CHARACTERIZATION OF GENE EXPRESSION IN DOUBLE-MUSCLED AND NORMAL-MUSCLED BOVINE EMBRYOS

Authors: POTTS, J - IOWA STATE UNIVERSITY; Echternkamp, Sherrill; Smith, Timothy - Tim; REECY, J - IOWA STATE UNIVERSITY

Submitted to: Animal Genetics
Publication Type: Peer Reviewed Journal
Publication Acceptance Date: 8/20/2003
Publication Date: 12/20/2003
Citation: POTTS, J.K., ECHTERNKAMP, S.E., SMITH, T.P., REECY, J.M. 2003. CHARACTERIZATION OF GENE EXPRESSION IN DOUBLE-MUSCLED AND NORMAL-MUSCLED BOVINE EMBRYOS. ANIMAL GENETICS. v. 34(6). p. 438-444.

Interpretive Summary: Myostatin is a negative regulator of skeletal muscle growth during fetal development. Conversely, inactivation of the myostatin gene by various mutations in its DNA coding sequence increases the proliferation of muscle fiber numbers, producing the double-muscling syndrome in cattle. Phenotypic traits of double-muscled cattle include a 30% increase in skeletal muscle mass, an equal reduction in carcass fat, increased carcass retail product yield and increased feed efficiency. However, some negative consequences of double-muscling (e.g., increased incidence of dystocia, decreased female fertility, and lower stress tolerance) have discouraged its adoption into commercial beef production systems. The objective of this research was to elucidate molecular mechanisms and pathways through which myostatin functions by identifying genes that are differentially expressed between double-muscled and normal-muscled bovine embryos shortly after expression of the myostatin gene at approximately day 28 of gestation. This information would enable utilization of the positive characteristics of double-muscled cattle while modifying or reducing some of the adverse characteristics of double muscling. Suppressive subtractive hybridization analysis identified 19 genes that were potentially different in level of expression between double-muscled and normal-muscled embryos at 31 to 33 days of gestation, genes that have biological functions which may be directly involved in the regulation of skeletal muscle development by myostatin. Furthermore, several of the identified genes map to chromosomal regions containing quantitative trait loci known to be linked to variation in the myostatin gene.

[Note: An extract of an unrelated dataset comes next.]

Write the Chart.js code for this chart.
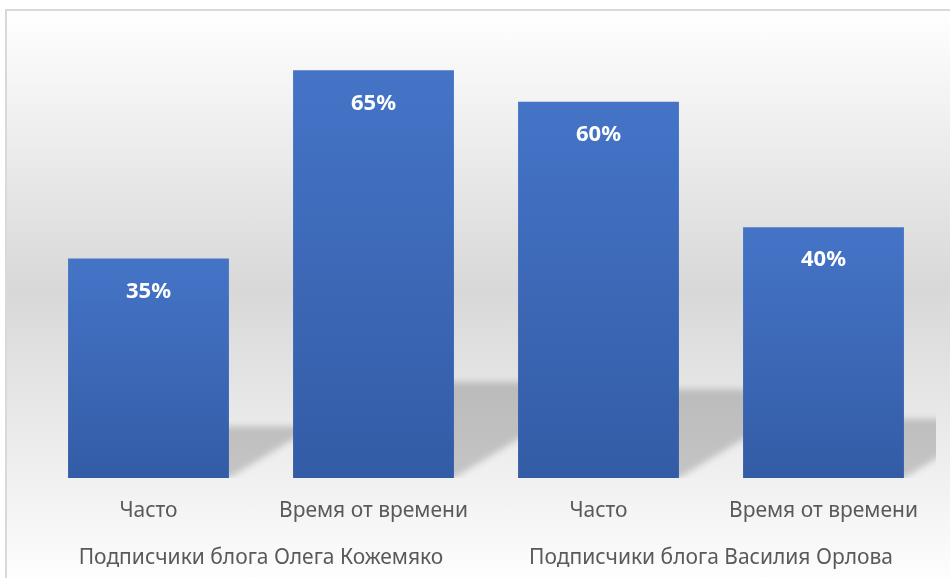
<!DOCTYPE html>
<html>
<head>
<meta charset="utf-8">
<script src="https://cdn.jsdelivr.net/npm/chart.js@4/dist/chart.umd.min.js"></script>
<style>
  html, body { margin: 0; padding: 0; background: #fff; overflow: hidden; }
  #frame {
    position: absolute; left: 5px; top: 9px; width: 1000px; height: 580px;
    border: 2px solid #d9d9d9;
    background: linear-gradient(to bottom, #ffffff 0%, #d8d8d8 48%, #ffffff 100%);
  }
  #wrap { position: absolute; left: 0; top: 0; width: 950px; height: 578px; }
</style>
</head>
<body>
<div id="frame"></div>
<div id="wrap"><canvas id="chart" width="950" height="578"></canvas></div>
<script>
const categories = ['Часто', 'Время от времени', 'Часто', 'Время от времени'];
const groups = ['Подписчики блога Олега Кожемяко', 'Подписчики блога Василия Орлова'];
const shares = [0.35, 0.65, 0.60, 0.40];

const FONT = '"Noto Sans", "DejaVu Sans", sans-serif';

// soft skewed shadow cast behind each bar
const barShadow = {
  id: 'barShadow',
  beforeDatasetsDraw(chart) {
    const ctx = chart.ctx;
    const area = chart.chartArea;
    ctx.save();
    ctx.beginPath();
    ctx.rect(area.left, area.top, area.right - area.left, area.bottom - area.top);
    ctx.clip();
    ctx.filter = 'blur(3px)';
    ctx.fillStyle = 'rgba(0, 0, 0, 0.18)';
    chart.getDatasetMeta(0).data.forEach((bar) => {
      const half = bar.width / 2;
      const h = (bar.base - bar.y) * 0.235;
      const dx = h * 1.65;
      ctx.beginPath();
      ctx.moveTo(bar.x - half, bar.base);
      ctx.lineTo(bar.x + half, bar.base);
      ctx.lineTo(bar.x + half + dx, bar.base - h);
      ctx.lineTo(bar.x - half + dx, bar.base - h);
      ctx.closePath();
      ctx.fill();
    });
    ctx.restore();
  }
};

// percentage labels inside the top of each bar
const barLabels = {
  id: 'barLabels',
  afterDatasetsDraw(chart) {
    const ctx = chart.ctx;
    ctx.save();
    ctx.fillStyle = '#ffffff';
    ctx.font = 'bold 22px ' + FONT;
    ctx.textAlign = 'center';
    ctx.textBaseline = 'middle';
    chart.getDatasetMeta(0).data.forEach((bar, i) => {
      ctx.fillText(Math.round(shares[i] * 100) + '%', bar.x, bar.y + 33);
    });
    ctx.restore();
  }
};

function barFill(context) {
  const chart = context.chart;
  if (!chart.chartArea) return '#3d68b6';
  const y = chart.scales.y;
  const top = y.getPixelForValue(shares[context.dataIndex]);
  const bottom = y.getPixelForValue(0);
  const g = chart.ctx.createLinearGradient(0, top, 0, bottom);
  g.addColorStop(0, '#4574c7');
  g.addColorStop(1, '#335ca6');
  return g;
}

const chart = new Chart(document.getElementById('chart'), {
  type: 'bar',
  data: {
    labels: categories,
    datasets: [{
      data: shares,
      backgroundColor: barFill,
      borderWidth: 0,
      barPercentage: 1,
      categoryPercentage: 0.715,
    }],
  },
  options: {
    responsive: false,
    animation: false,
    layout: { padding: { left: 36, right: 14, top: 39, bottom: 0 } },
    plugins: { legend: { display: false }, tooltip: { enabled: false } },
    scales: {
      y: { display: false, min: 0, max: 0.7 },
      x: {
        grid: { display: false, drawTicks: false },
        border: { display: false },
        ticks: { color: '#595959', font: { family: FONT, size: 21 }, padding: 20 },
        afterFit: (scale) => { scale.height = 58; },
      },
      x2: {
        type: 'category',
        position: 'bottom',
        labels: groups,
        offset: true,
        grid: { display: false, drawTicks: false },
        border: { display: false },
        ticks: { color: '#595959', font: { family: FONT, size: 21 }, padding: 9 },
        afterFit: (scale) => { scale.height = 42; },
      },
    },
  },
  plugins: [barShadow, barLabels],
});
chart.update();
</script>
</body>
</html>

Technical Abstract: Myostatin, a member of the transforming growth factor-beta superfamily, is a negative regulator of skeletal muscle growth. Cattle with mutations that inactivate myostatin exhibit a remarkable increase in mass of skeletal muscle, called double muscling, that is accompanied by an equally remarkable decrease in carcass fat. Although a mouse myostatin knockout model produces mice with a 200% increase in skeletal muscle mass, molecular mechanisms whereby myostatin regulates skeletal muscle and fat mass are not fully understood. Suppressive subtractive hybridization was used to identify genes that were differentially expressed between double-muscled and normal-muscled bovine embryos shortly after first expression of myostatin. Embryos were collected at 31 to 33 days of gestation, which are 2 to 4 days after high-level expression of myostatin in the developing bovine embryo. Genetic variation at other loci was minimized by using embryonic samples from related Belgian Blue X Hereford cross dams and by breeding to a single Belgian Blue X MARC III sire. The suppressive subtraction hybridization analysis identified 30 DNA clones that were potentially differentially expressed between the two populations of embryos, of which 19 genes were confirmed by macroarray analysis. Several of these genes have biological functions that indicate they are directly involved in myostatin's regulation of skeletal muscle development. Furthermore, several of these genes map to quantitative trait loci known to interact with variation in the myostatin gene.